Sol Dominicana Airlines
| IATA | ICAO | Call sign |
| DA | SDA | SOL AIRLINES |
- Founded: February 26, 2007
- Ceased operations: 2009
- Hubs: La Romana International Airport
- Fleet size: 1
- Headquarters: La Romana, Dominican Republic
- Key people: Eduardo S. Costa (President) José Jourdain (General Manager)
- Website: www.vuelesol.com

= Sol Dominicana Airlines =

Sol Dominicana Airlines (also known as Sol Airlines) was a Dominican airline that operated charter flights from the Dominican Republic.
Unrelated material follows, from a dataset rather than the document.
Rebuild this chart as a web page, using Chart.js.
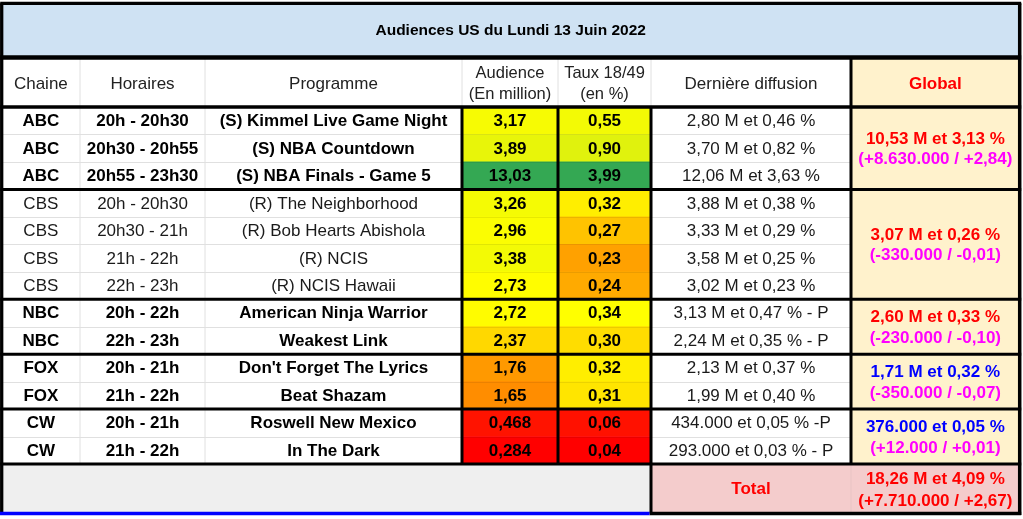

The airline's main hub was La Romana International Airport.

==Destinations==
Sol Dominicana Airlines planned to operate schedule flights to 8 cities, including Aruba, Buenos Aires, Cancún, Caracas, Curaçao, New York City, São Paulo, and Toronto.

==Fleet==
The Sol Dominicana Airlines fleet consisted of the following aircraft (as of September 2007):

Sol Dominicana Airlines fleet
| Aircraft | Total | Orders | Passengers (Economy) | Notes |
|---|---|---|---|---|
| BAe 146-200 | 1 | 4 | 88 |  |
| Boeing 767-200ER | — | 2 | 206 |  |
| Boeing 747-300 | — | 1 | 460 | Intended for charter flights |
| Total | 1 | 7 |  |  |

The first airline's first aircraft, a BAe-146, arrived at La Romana from Mexico on June 7, 2007.